Why are persistent splay trees particularly useful in functional programming?

Question

On the Splay Trees Wikipedia page it is said (in the Advantages section):

Possibility of creating a persistent data structure version of splay trees—which allows access to both the previous and new versions after an update. This can be useful in functional programming, and requires amortized O(log n) space per update.

Why is that? How is functional programming particulary making use of persistent Splay trees?

Answer 1

One of the driving goals of modern Functional Programming is a better management of state, preferrably using as little of it as necessary, since stateful programs must carefully execute the commands in the correct sequence to avoid errors.

Persistent data structures are great precisely because they do not use mutable state, allowing them to be used in pure and immutable computations

//mutable tree
var t = new_tree();
add(t, 1);
add(t, 2);
//the tree has now changed so if anyone was depending on the old value
//we will now have a problem

//persistent tree
var t = new_tree();
var t2 = add(t, 1);
var t3 = add(t2, 2);
//t1 and t2 have not changed

The quote you pointed out is just emphasizing that persistent data structures are commonly used (and preferred) in pure functional programming.
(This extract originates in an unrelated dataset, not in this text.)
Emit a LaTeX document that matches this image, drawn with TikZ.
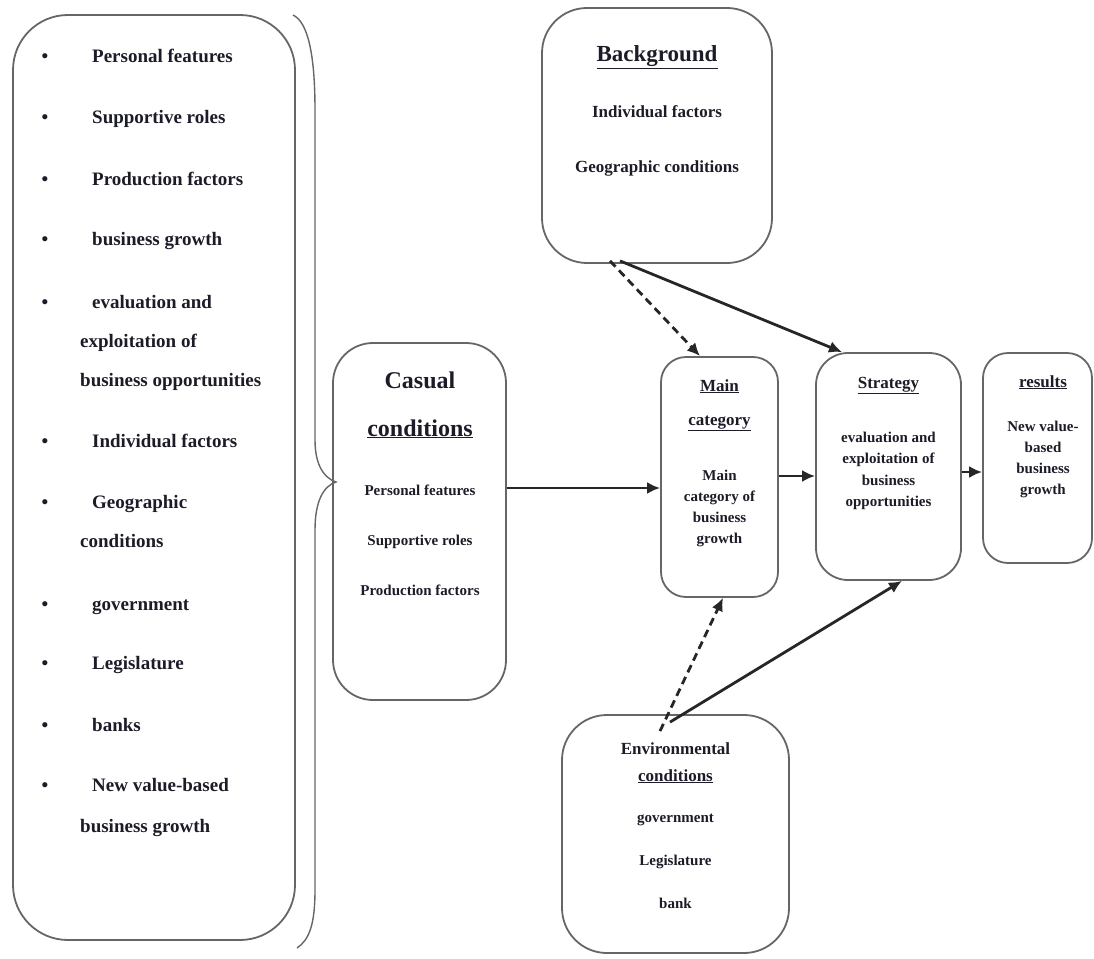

There is nothing particular about splay trees in this case.

Answer 2

Your question seems to come from a persistently unfortunate bit of terminological confusion. A better phrase might be purely functional, i.e., functional programming without destructive mutation. The confusion likely arises from the fact that immutable, persistent data structures are more common in functional programming as a whole, for a variety of reasons.

In short, you can probably read that phrase as "creating persistent splay trees can be useful when programming with only immutable data structures", which borders on the tautological.

Answer 3

I'd even argue the opposite, splay trees are less comfortable to work with in functional programming because you need to return the new tree even after every find operation and keep track of the last tree for almost all operations. Also, all the search trees I know of can be directly used functionally with O(log n) additional space per operation. I suppose the only interesting fact in that sentence of that the memory requirement per operation stays O(log n) amortized, even though we restructure the tree all the time, but notice that now we pay that space price even for searches.